───── DATA SECTION ─────
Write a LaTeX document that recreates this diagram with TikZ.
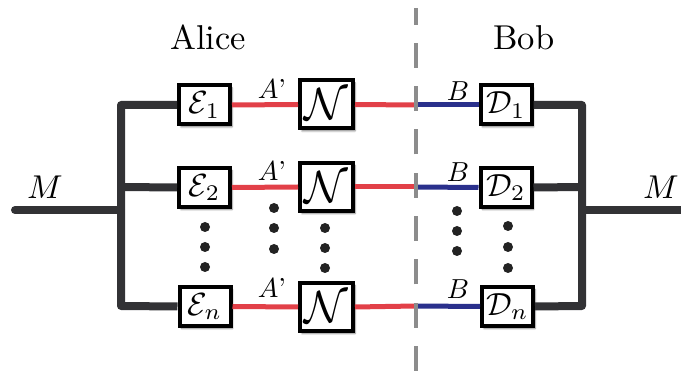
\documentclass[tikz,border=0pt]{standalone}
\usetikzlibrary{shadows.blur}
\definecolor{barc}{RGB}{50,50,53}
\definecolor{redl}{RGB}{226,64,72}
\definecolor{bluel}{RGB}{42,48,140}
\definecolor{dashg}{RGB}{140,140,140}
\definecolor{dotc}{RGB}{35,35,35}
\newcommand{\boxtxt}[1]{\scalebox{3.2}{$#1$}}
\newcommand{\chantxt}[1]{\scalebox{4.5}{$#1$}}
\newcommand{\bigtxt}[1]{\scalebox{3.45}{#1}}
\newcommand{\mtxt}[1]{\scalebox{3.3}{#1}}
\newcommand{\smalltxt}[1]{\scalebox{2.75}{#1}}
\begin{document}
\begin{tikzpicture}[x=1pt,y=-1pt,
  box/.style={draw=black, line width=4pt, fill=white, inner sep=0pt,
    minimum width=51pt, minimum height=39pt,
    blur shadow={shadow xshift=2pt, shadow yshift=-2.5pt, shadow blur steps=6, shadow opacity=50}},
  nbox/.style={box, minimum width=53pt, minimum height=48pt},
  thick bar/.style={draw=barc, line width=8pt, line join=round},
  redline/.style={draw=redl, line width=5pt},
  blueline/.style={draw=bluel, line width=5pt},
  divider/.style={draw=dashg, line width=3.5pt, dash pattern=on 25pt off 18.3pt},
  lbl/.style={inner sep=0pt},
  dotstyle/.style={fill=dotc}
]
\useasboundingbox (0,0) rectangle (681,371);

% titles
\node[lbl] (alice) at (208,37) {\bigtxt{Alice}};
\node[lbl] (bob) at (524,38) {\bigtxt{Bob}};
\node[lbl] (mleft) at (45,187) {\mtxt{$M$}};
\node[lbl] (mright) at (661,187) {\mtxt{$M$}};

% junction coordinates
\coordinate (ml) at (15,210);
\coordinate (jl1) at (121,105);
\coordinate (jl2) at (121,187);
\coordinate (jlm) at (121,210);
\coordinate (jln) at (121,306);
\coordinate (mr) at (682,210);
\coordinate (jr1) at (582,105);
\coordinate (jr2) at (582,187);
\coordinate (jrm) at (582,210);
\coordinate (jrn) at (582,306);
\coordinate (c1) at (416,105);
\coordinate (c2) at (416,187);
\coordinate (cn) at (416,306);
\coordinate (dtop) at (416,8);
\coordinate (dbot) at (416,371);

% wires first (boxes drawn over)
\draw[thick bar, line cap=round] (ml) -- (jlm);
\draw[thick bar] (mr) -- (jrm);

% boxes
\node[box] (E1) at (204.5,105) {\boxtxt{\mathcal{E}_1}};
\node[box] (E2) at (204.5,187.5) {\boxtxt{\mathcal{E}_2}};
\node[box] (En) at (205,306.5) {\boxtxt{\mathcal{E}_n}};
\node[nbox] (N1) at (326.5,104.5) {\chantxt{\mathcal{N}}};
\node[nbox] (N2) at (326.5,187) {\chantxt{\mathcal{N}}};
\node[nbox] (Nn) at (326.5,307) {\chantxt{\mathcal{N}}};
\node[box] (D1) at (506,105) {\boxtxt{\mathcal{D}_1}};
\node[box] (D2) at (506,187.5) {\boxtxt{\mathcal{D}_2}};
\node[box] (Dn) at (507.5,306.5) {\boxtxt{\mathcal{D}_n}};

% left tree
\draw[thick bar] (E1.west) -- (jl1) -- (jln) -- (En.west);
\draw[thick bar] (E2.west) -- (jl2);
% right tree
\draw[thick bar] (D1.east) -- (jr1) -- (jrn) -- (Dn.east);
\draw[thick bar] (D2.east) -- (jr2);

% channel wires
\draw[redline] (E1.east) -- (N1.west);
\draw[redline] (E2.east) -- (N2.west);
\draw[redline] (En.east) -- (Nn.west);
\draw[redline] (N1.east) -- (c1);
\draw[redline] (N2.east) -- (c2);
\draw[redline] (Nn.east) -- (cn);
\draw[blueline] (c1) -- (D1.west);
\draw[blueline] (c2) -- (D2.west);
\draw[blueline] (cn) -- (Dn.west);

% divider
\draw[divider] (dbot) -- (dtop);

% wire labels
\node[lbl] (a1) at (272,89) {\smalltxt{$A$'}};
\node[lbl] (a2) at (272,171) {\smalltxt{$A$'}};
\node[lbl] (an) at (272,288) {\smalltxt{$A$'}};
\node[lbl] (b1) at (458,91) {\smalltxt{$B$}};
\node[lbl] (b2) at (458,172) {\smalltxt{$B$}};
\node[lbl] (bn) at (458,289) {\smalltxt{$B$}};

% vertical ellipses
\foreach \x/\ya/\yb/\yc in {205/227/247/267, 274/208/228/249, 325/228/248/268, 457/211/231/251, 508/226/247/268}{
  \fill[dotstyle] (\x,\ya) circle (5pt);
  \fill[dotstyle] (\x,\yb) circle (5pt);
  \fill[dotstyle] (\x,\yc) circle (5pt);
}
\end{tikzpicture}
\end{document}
─────
TASK STATEMENT:
From the first line above through the line containing "(mright) at (661,187)", copy everything exactly, without the pictures.

SOLUTION FOR THIS TASK:
Write a LaTeX document that recreates this diagram with TikZ.
\documentclass[tikz,border=0pt]{standalone}
\usetikzlibrary{shadows.blur}
\definecolor{barc}{RGB}{50,50,53}
\definecolor{redl}{RGB}{226,64,72}
\definecolor{bluel}{RGB}{42,48,140}
\definecolor{dashg}{RGB}{140,140,140}
\definecolor{dotc}{RGB}{35,35,35}
\newcommand{\boxtxt}[1]{\scalebox{3.2}{$#1$}}
\newcommand{\chantxt}[1]{\scalebox{4.5}{$#1$}}
\newcommand{\bigtxt}[1]{\scalebox{3.45}{#1}}
\newcommand{\mtxt}[1]{\scalebox{3.3}{#1}}
\newcommand{\smalltxt}[1]{\scalebox{2.75}{#1}}
\begin{document}
\begin{tikzpicture}[x=1pt,y=-1pt,
  box/.style={draw=black, line width=4pt, fill=white, inner sep=0pt,
    minimum width=51pt, minimum height=39pt,
    blur shadow={shadow xshift=2pt, shadow yshift=-2.5pt, shadow blur steps=6, shadow opacity=50}},
  nbox/.style={box, minimum width=53pt, minimum height=48pt},
  thick bar/.style={draw=barc, line width=8pt, line join=round},
  redline/.style={draw=redl, line width=5pt},
  blueline/.style={draw=bluel, line width=5pt},
  divider/.style={draw=dashg, line width=3.5pt, dash pattern=on 25pt off 18.3pt},
  lbl/.style={inner sep=0pt},
  dotstyle/.style={fill=dotc}
]
\useasboundingbox (0,0) rectangle (681,371);

% titles
\node[lbl] (alice) at (208,37) {\bigtxt{Alice}};
\node[lbl] (bob) at (524,38) {\bigtxt{Bob}};
\node[lbl] (mleft) at (45,187) {\mtxt{$M$}};
\node[lbl] (mright) at (661,187) {\mtxt{$M$}};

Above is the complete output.